Problem requirements — From the very first line of the data to the line containing "LABEL_W = 52", retype everything exactly, leaving the pictures behind.

Dataset excerpt —
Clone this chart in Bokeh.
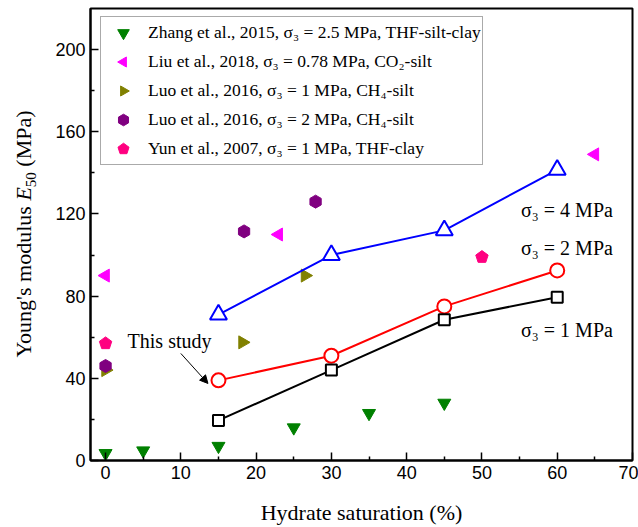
import numpy as np
from bokeh.plotting import figure
from bokeh.layouts import row
from bokeh.models import (Range1d, Legend, LegendItem, Label, Arrow, NormalHead, FixedTicker, Div)
from bokeh.core.properties import value
from bokeh.embed import file_html
from bokeh.resources import INLINE

# ---------------- data ----------------
zhang_x = [0, 5, 15, 25, 35, 45]
zhang_y = [3.5, 4.8, 7, 16, 23, 28]
liu_x = [0, 23, 65]
liu_y = [90, 110, 149]
luo1_x = [0, 18.2, 26.5]
luo1_y = [44, 57.5, 90]
luo2_x = [0, 18.4, 27.9]
luo2_y = [46, 111.5, 126]
yun_x = [0, 50]
yun_y = [57, 99]
study_x = [15, 30, 45, 60]
s1_y = [19.5, 44, 68.5, 79.5]
s2_y = [39, 51, 75, 92.5]
s4_y = [71, 100, 112, 141.5]

x_ticks = [0, 10, 20, 30, 40, 50, 60, 70]
x_minor = [5, 15, 25, 35, 45, 55, 65]
y_ticks = [0, 40, 80, 120, 160, 200]
y_minor = [20, 60, 100, 140, 180]

legend_labels = [
    "Zhang et al., 2015, σ₃ = 2.5 MPa, THF-silt-clay",
    "Liu et al., 2018, σ₃ = 0.78 MPa, CO₂-silt",
    "Luo et al., 2016, σ₃ = 1 MPa, CH₄-silt",
    "Luo et al., 2016, σ₃ = 2 MPa, CH₄-silt",
    "Yun et al., 2007, σ₃ = 1 MPa, THF-clay",
]

SERIF = "Liberation Serif"
SANS = "Liberation Sans"
LABEL_W = 52

p = figure(width=638 - LABEL_W, height=527, output_backend="svg", toolbar_location=None,
           x_range=Range1d(-2, 70), y_range=Range1d(0, 220),
           min_border_left=36, min_border_right=6, min_border_top=8, min_border_bottom=67)
p.xgrid.visible = False
p.ygrid.visible = False
p.outline_line_color = "black"
p.outline_line_width = 2
p.background_fill_color = "white"
p.border_fill_color = "white"

# scatter data from literature
r_z = p.scatter(zhang_x, zhang_y, marker="inverted_triangle", size=13,
                fill_color="#008000", line_color="#008000")
r_liu = p.ngon(liu_x, liu_y, radius=7.5, radius_units="screen", n=3, angle=np.pi / 2,
               fill_color="#FF00FF", line_color="#FF00FF")
r_l1 = p.ngon(luo1_x, luo1_y, radius=7.5, radius_units="screen", n=3, angle=-np.pi / 2,
              fill_color="#808000", line_color="#808000")
r_l2 = p.ngon(luo2_x, luo2_y, radius=6.5, radius_units="screen", n=6,
              fill_color="#800080", line_color="#800080")
r_yun = p.ngon(yun_x, yun_y, radius=6.5, radius_units="screen", n=5,
               fill_color="#FF0080", line_color="#FF0080")

# this study
p.line(study_x, s4_y, line_color="blue", line_width=2)
p.scatter(study_x, s4_y, marker="triangle", size=17, line_color="blue",
          fill_color="white", line_width=2)
p.line(study_x, s2_y, line_color="red", line_width=2)
p.scatter(study_x, s2_y, marker="circle", size=14, line_color="red",
          fill_color="white", line_width=2)
p.line(study_x, s1_y, line_color="black", line_width=2)
p.scatter(study_x, s1_y, marker="square", size=11, line_color="black",
          fill_color="white", line_width=2)

# axes
p.xaxis.ticker = FixedTicker(ticks=x_ticks, minor_ticks=x_minor)
p.yaxis.ticker = FixedTicker(ticks=y_ticks, minor_ticks=y_minor)
for ax in (p.xaxis[0], p.yaxis[0]):
    ax.major_tick_in = 8
    ax.major_tick_out = 0
    ax.minor_tick_in = 4
    ax.minor_tick_out = 0
    ax.axis_line_width = 2
    ax.axis_line_color = "black"
    ax.major_tick_line_width = 1.5
    ax.minor_tick_line_width = 1.5
    ax.major_tick_line_color = "black"
    ax.minor_tick_line_color = "black"
    ax.major_label_text_font = SANS
    ax.major_label_text_font_size = "18px"
    ax.major_label_text_color = "black"
p.xaxis.major_label_standoff = 5
p.yaxis.major_label_standoff = 5
p.xaxis.axis_label = "Hydrate saturation (%)"
p.xaxis.axis_label_text_font = SERIF
p.xaxis.axis_label_text_font_style = "normal"
p.xaxis.axis_label_text_font_size = "22px"
p.xaxis.axis_label_text_color = "black"
p.xaxis.axis_label_standoff = 18

# annotations
for txt, yy in [("σ₃ = 4 MPa", 122), ("σ₃ = 2 MPa", 103.6), ("σ₃ = 1 MPa", 63.7)]:
    p.add_layout(Label(x=55.2, y=yy, text=txt, text_align="left", text_baseline="middle",
                       text_font=SERIF, text_font_size="20px", text_color="black"))
p.add_layout(Label(x=8.5, y=58, text="This study", text_align="center", text_baseline="middle",
                   text_font=SERIF, text_font_size="20px", text_color="black"))
p.add_layout(Arrow(end=NormalHead(size=8, fill_color="black", line_color="black"),
                   x_start=10.0, y_start=52.1, x_end=13.6, y_end=37.5,
                   line_width=1, line_color="black"))

renderers = [r_z, r_liu, r_l1, r_l2, r_yun]
legend = Legend(items=[LegendItem(label=value(lab), renderers=[r]) for lab, r in zip(legend_labels, renderers)],
                location=(10, 295), border_line_color="#555555", border_line_width=1,
                background_fill_color="white", background_fill_alpha=1,
                label_text_font=SERIF, label_text_font_size="17.5px", label_text_color="black",
                glyph_width=42, glyph_height=29, label_height=29, spacing=0, padding=1,
                label_standoff=4, margin=0)
p.add_layout(legend)

# y-axis title: italic E with subscript 50, rotated, as real text
ylabel_html = (
    '<div style="position:relative;width:%dpx;height:527px;">'
    '<div style="position:absolute;left:26px;top:234px;'
    'transform:translate(-50%%,-50%%) rotate(-90deg);white-space:nowrap;'
    "font-family:'Liberation Serif';font-size:22px;color:#000;line-height:1;\">"
    "Young's modulus <i>E</i><sub style=\"font-size:15px;\">50</sub> (MPa)</div></div>"
) % LABEL_W
ydiv = Div(text=ylabel_html, width=LABEL_W, height=527, margin=(0, 0, 0, 0))

layout = row(ydiv, p, spacing=0)
open("out.html", "w").write(file_html(layout, INLINE))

Reply to the exercise —
Clone this chart in Bokeh.
import numpy as np
from bokeh.plotting import figure
from bokeh.layouts import row
from bokeh.models import (Range1d, Legend, LegendItem, Label, Arrow, NormalHead, FixedTicker, Div)
from bokeh.core.properties import value
from bokeh.embed import file_html
from bokeh.resources import INLINE

# ---------------- data ----------------
zhang_x = [0, 5, 15, 25, 35, 45]
zhang_y = [3.5, 4.8, 7, 16, 23, 28]
liu_x = [0, 23, 65]
liu_y = [90, 110, 149]
luo1_x = [0, 18.2, 26.5]
luo1_y = [44, 57.5, 90]
luo2_x = [0, 18.4, 27.9]
luo2_y = [46, 111.5, 126]
yun_x = [0, 50]
yun_y = [57, 99]
study_x = [15, 30, 45, 60]
s1_y = [19.5, 44, 68.5, 79.5]
s2_y = [39, 51, 75, 92.5]
s4_y = [71, 100, 112, 141.5]

x_ticks = [0, 10, 20, 30, 40, 50, 60, 70]
x_minor = [5, 15, 25, 35, 45, 55, 65]
y_ticks = [0, 40, 80, 120, 160, 200]
y_minor = [20, 60, 100, 140, 180]

legend_labels = [
    "Zhang et al., 2015, σ₃ = 2.5 MPa, THF-silt-clay",
    "Liu et al., 2018, σ₃ = 0.78 MPa, CO₂-silt",
    "Luo et al., 2016, σ₃ = 1 MPa, CH₄-silt",
    "Luo et al., 2016, σ₃ = 2 MPa, CH₄-silt",
    "Yun et al., 2007, σ₃ = 1 MPa, THF-clay",
]

SERIF = "Liberation Serif"
SANS = "Liberation Sans"
LABEL_W = 52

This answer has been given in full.